This week the UK trade body UKIE put out its annual report on the size and shape of the UK games business.
There’s some great stuff in there – the big number, the one made for newspapers to pick up on, states that the total UK games market was worth £7.16bn in 2021.
We can confidently say, once more, that the UK games market is worth more than the music and video streaming markets combined. All great stuff.
And have a good look at UKIE’s software graph here – it shows the absolutely colossal size and success of the mobile games market, with UK players spending an incredible £1.46bn on mobile games, not far off the £1.65bn spent on digital console games.
And mobile represents way more than the pre-owned, boxed software and digital PC markets put together.
Mobile was the only software category not to decline after the highs of lockdown-fuelled game sales in 2020, too. These 2021 figures are a fantastic success story for the mobile games business.
But you have to work pretty hard to find that out. Have a look at UKIE’s official blog post on these numbers. Can you spot it? The bit that references the UK’s huge, creative, pioneering, lucrative mobile games sector, worth an incredible £1.46bn?
Fifteen paragraphs deep, after the data and quotes about console hardware, VR, console software, PC software and game accessories, we get one sentence:
“Mobile game revenues held steady at £1.46bn with the market less affected by the lack of major new releases that hit both the console and PC market.”
One sentence! And even that solo nugget is framed through the lens of the PC and console market. Thanks a bunch, UKIE.
Look, I get it. If I was writing a press release about this stuff, I’d lead on big brand names like PlayStation, Xbox and Nintendo too. These are easy things to grasp if you’re a casual observer, and these well-known platforms give the press reporting on this stuff a good hook.

Mobile is kind of elusive, and naturally more difficult to grasp as a market (and to calculate, I’d imagine – I’d love to see UKIE’s working on how it came to that £1.46bn figure).
We have platform holders, Apple and Google, that aren’t really platform holders in the same way Microsoft, Sony and Nintendo are.
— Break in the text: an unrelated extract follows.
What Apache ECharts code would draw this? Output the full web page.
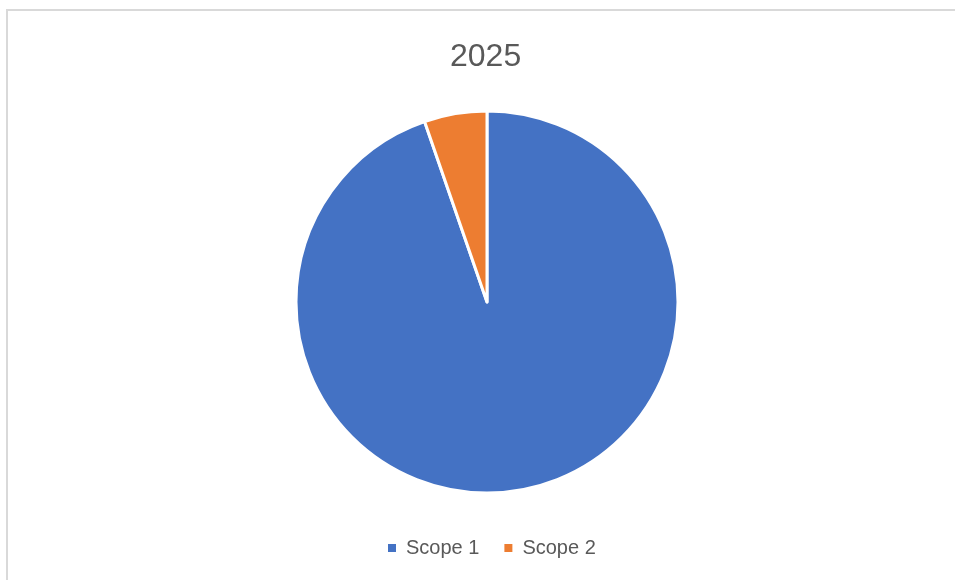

Mobile games have no retail presence, and don’t inspire the same kind of fan culture that PC and console games enjoy.
But mobile games are everywhere, played by everyone, and they’re on the phone in your pocket, right now. UK studios like Ustwo, Playdemic, Space Ape, Hutch, Sega Hardlight, Tripledot, Kwalee, Outplay, Tag, Miniclip – the list goes on and on – make games played by millions upon millions of people everyday. This is amazing stuff.
Perhaps as an industry mobile needs to get better at telling its story, or to shout a bit louder about its successes. But isn’t that the job of the games industry body, too?